Les peuples autochtones ont fait leur entrée dans l’UICN comme membres de pleins droits, c’est-à-dire avec le droit de vote. Ils n’ont plus le statut de simple observateur, peuvent exprimer leurs exigences, leurs doutes et leur défiance.
Nombre sont ceux, qui venus de Colombie, du Brésil ou d’ailleurs ont fait remarquer que souvent les zones protégées par les gouvernements avaient simplement été usurpées aux territoires des communautés, qui se revendiquent comme peuple et nation. « Nous critiquons sévèrement la façon dont la préservation de la nature a été gérée pendant toutes ces années » rappelait à l’AFP, Relmu Namku, indigène Mapuche argentine et activiste. Leur demande principale concerne bien sûr la mise en protection de 80% de l’Amazonie d’ici 2025.
En Polynésie, en Guyane, en Nouvelle-Calédonie… Les autochtones sont aussi Français et ce qui se dessine concerne davantage un rapprochement des connaissances. « Cela n’a pas de sens que des consultants, des entreprises viennent enseigner aux indigènes ce qu’ils doivent faire », déclare ainsi José Gregorio Diaz Mirabal, de la Coordination des organisations indigènes du bassin amazonien.
Le chemin est encore long pour rapprocher le monde scientifique de la conservation et celui des savoirs traditionnels. Cependant les choses avancent. Nous avons pu discuter avec les chercheurs de VIGILIFE qui ont développé une méthode d’inventaire de la biodiversité basée sur les traces d’ADN trouvées dans l’environnement, l’ADNe, qui remplace les longs inventaires.
Leurs équipes se préparent pour une expédition sur le fleuve Maroni en Novembre prochain. Le bateau partira de l’embouchure et remontera le plus près possible des sources en terres surinamiennes. « Tous les organismes perdent des cellules », nous explique Sébastien Brosse, chercheur et professeur à l’Université de Toulouse. « Cet ADN, dans le milieu, se dégrade vite, se segmente à l’infini. On récupère, on détecte les fragments. La partie du génome reconstituée nous permet de reconnaître et distinguer les espèces. Elles « matchent » avec une base de références et on établit ainsi une liste d’espèces qui vit actuellement », ajoute-t-il.

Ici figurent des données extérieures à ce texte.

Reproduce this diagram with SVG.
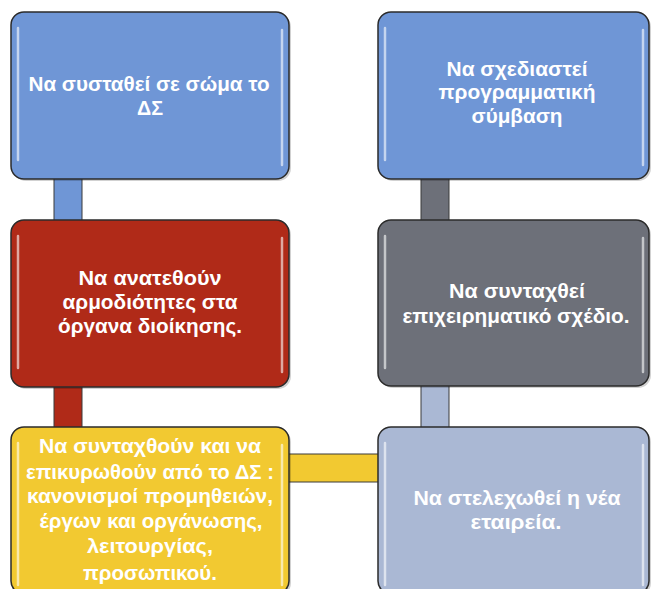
<svg xmlns="http://www.w3.org/2000/svg" width="651" height="589" viewBox="0 0 651 589">
<style>
.box{stroke:#2b2b2b;stroke-width:1.5}
.hl{stroke:#ffffff;stroke-width:2.5;stroke-linecap:round;opacity:0.6;fill:none}
.sh{fill:#000;opacity:0.18}
.con{stroke:#3a3a3a;stroke-width:1}
.t{font-family:"Liberation Sans",Arial,sans-serif;font-weight:700;font-size:20px;fill:#ffffff;text-anchor:middle}
</style>
<rect width="651" height="589" fill="#ffffff"/>
<g id="connectors">
<rect class="con" x="54" y="176" width="28" height="48" fill="#6f96d6"/>
<rect class="con" x="54" y="384" width="28" height="46" fill="#b02a18"/>
<rect class="con" x="286" y="454" width="95" height="28" fill="#f2c931"/>
<rect class="con" x="421" y="383" width="28" height="47" fill="#aab8d4"/>
<rect class="con" x="421" y="176" width="28" height="48" fill="#6d7079"/>
</g>
<g id="n1">
<rect class="sh" x="13" y="14" width="278" height="167" rx="13"/>
<rect class="box" x="11" y="12" width="278" height="167" rx="13" fill="#6f96d6"/>
<line class="hl" x1="18" y1="28" x2="18" y2="160"/>
<line class="hl" x1="282" y1="30" x2="282" y2="165"/>
<text class="t"><tspan x="149" y="91" textLength="241" lengthAdjust="spacingAndGlyphs">Να συσταθεί σε σώμα το</tspan><tspan x="150" y="115" textLength="26" lengthAdjust="spacingAndGlyphs">ΔΣ</tspan></text>
</g>
<g id="n2">
<rect class="sh" x="380" y="14" width="271" height="167" rx="13"/>
<rect class="box" x="378" y="12" width="271" height="167" rx="13" fill="#6f96d6"/>
<line class="hl" x1="385" y1="28" x2="385" y2="160"/>
<line class="hl" x1="643" y1="30" x2="643" y2="165"/>
<text class="t"><tspan x="517" y="76" textLength="141" lengthAdjust="spacingAndGlyphs">Να σχεδιαστεί</tspan><tspan x="517" y="99" textLength="157" lengthAdjust="spacingAndGlyphs">προγραμματική</tspan><tspan x="517" y="123" textLength="91" lengthAdjust="spacingAndGlyphs">σύμβαση</tspan></text>
</g>
<g id="n3">
<rect class="sh" x="13" y="222" width="278" height="167" rx="13"/>
<rect class="box" x="11" y="220" width="278" height="167" rx="13" fill="#b02a18"/>
<line class="hl" x1="18" y1="236" x2="18" y2="368" opacity="0.45"/>
<line class="hl" x1="282" y1="238" x2="282" y2="372" opacity="0.45"/>
<text class="t"><tspan x="150" y="285" textLength="143" lengthAdjust="spacingAndGlyphs">Να ανατεθούν</tspan><tspan x="150" y="309" textLength="175" lengthAdjust="spacingAndGlyphs">αρμοδιότητες στα</tspan><tspan x="150" y="333" textLength="184" lengthAdjust="spacingAndGlyphs">όργανα διοίκησης.</tspan></text>
</g>
<g id="n4">
<rect class="sh" x="380" y="222" width="271" height="166" rx="13"/>
<rect class="box" x="378" y="220" width="271" height="166" rx="13" fill="#6d7079"/>
<line class="hl" x1="385" y1="236" x2="385" y2="368"/>
<line class="hl" x1="643" y1="238" x2="643" y2="372"/>
<text class="t"><tspan x="517" y="298" textLength="136" lengthAdjust="spacingAndGlyphs">Να συνταχθεί</tspan><tspan x="516" y="323" textLength="227" lengthAdjust="spacingAndGlyphs">επιχειρηματικό σχέδιο.</tspan></text>
</g>
<g id="n5">
<rect class="sh" x="13" y="429" width="278" height="167" rx="13"/>
<rect class="box" x="11" y="427" width="278" height="167" rx="13" fill="#f2c931"/>
<line class="hl" x1="18" y1="443" x2="18" y2="585"/>
<line class="hl" x1="282" y1="445" x2="282" y2="585"/>
<text class="t"><tspan x="150" y="453" textLength="222" lengthAdjust="spacingAndGlyphs">Να συνταχθούν και να</tspan><tspan x="150" y="479" textLength="248" lengthAdjust="spacingAndGlyphs">επικυρωθούν από το ΔΣ :</tspan><tspan x="150" y="503" textLength="246" lengthAdjust="spacingAndGlyphs">κανονισμοί προμηθειών,</tspan><tspan x="151" y="528" textLength="223" lengthAdjust="spacingAndGlyphs">έργων και οργάνωσης,</tspan><tspan x="150" y="553" textLength="126" lengthAdjust="spacingAndGlyphs">λειτουργίας,</tspan><tspan x="150" y="580" textLength="134" lengthAdjust="spacingAndGlyphs">προσωπικού.</tspan></text>
</g>
<g id="n6">
<rect class="sh" x="380" y="429" width="271" height="167" rx="13"/>
<rect class="box" x="378" y="427" width="271" height="167" rx="13" fill="#aab8d4"/>
<line class="hl" x1="385" y1="443" x2="385" y2="585"/>
<line class="hl" x1="643" y1="445" x2="643" y2="585"/>
<text class="t"><tspan x="517" y="505" textLength="207" lengthAdjust="spacingAndGlyphs">Να στελεχωθεί η νέα</tspan><tspan x="516" y="529" textLength="91" lengthAdjust="spacingAndGlyphs">εταιρεία.</tspan></text>
</g>
</svg>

Un peu plus de connaissances direz-vous ? Et bien non, cela permet aussi des analyses, des bilans. L’équipe pourra voir où en est la ressource, et peut-être détecter où et pourquoi elle s’est raréfiée. En retournant faire cette photographie du fleuve quatre ans après une première mission, et en discutant avec les anciens, s’élaborera une cartographie du « maintenant ».
Plusieurs fois dans les conférences, les progrès des années 70 ont été rejetés et le retour aux savoirs ancestraux a été prôné. Mais attention, les temps ont changé. Parfois la pression démographique est telle que la tradition ne peut perdurer. Ainsi à Mayotte, les pratiques ancestrales de ramassage des coquillages ou de poulpe étaient devenues trop agressives. Grâce à des échanges avec les Bretons, les pêcheurs mahorais ont respecté une interdiction de ramassage durant la période de reproduction, et la ressource est de retour.
On a beaucoup parlé à Marseille d’aires marines protégées. L’archipel des Tuamotu n’a pas attendu les recommandations internationales pour protéger ses espaces marins. Le lagon de Fakarava est déjà découpé en quatre zonages en accord avec les habitants de l’atoll, et la zone de « rahui » pourrait être ce que nous appellerons la protection « dure ».
Durant la période précoloniale, le rahui était le droit de décréter une zone ou une espèce taboue, « tapu », pendant un certain temps. Aucun prélèvement ne pouvait être effectué sur les ressources pendant le rahui. L’espace rahui de Fakarava est découpé en deux zones, dont l’ouverture ou la fermeture à la pêche s’inverse tous les deux ans. Il est complété par un rahui terrestre (TR) qui porte sur les espèces de homards et de crabes des cocotiers (kaveu) et qui, selon le même principe, sont interdits à la pêche sur 2 ans dans la partie nord de l’atoll, puis c’est à la partie sud de « faire rahui ».
En Polynésie, les différents peuples polynésiens avaient un rapport vital mais aussi spirituel à la nature. Ils donnaient, par exemple, des noms différents à une même espèce de poisson en fonction de la croissance de celui-ci. Il est grand temps de faire correspondre ces mémoires aux données fournies par les outils modernes. Nous sommes entrés dans une ère de datas auxquelles il faut donner du sens. En se reposant sur certaines traditions, l’administration fera mieux comprendre ses messages : ils ne sont pas toujours gratuits.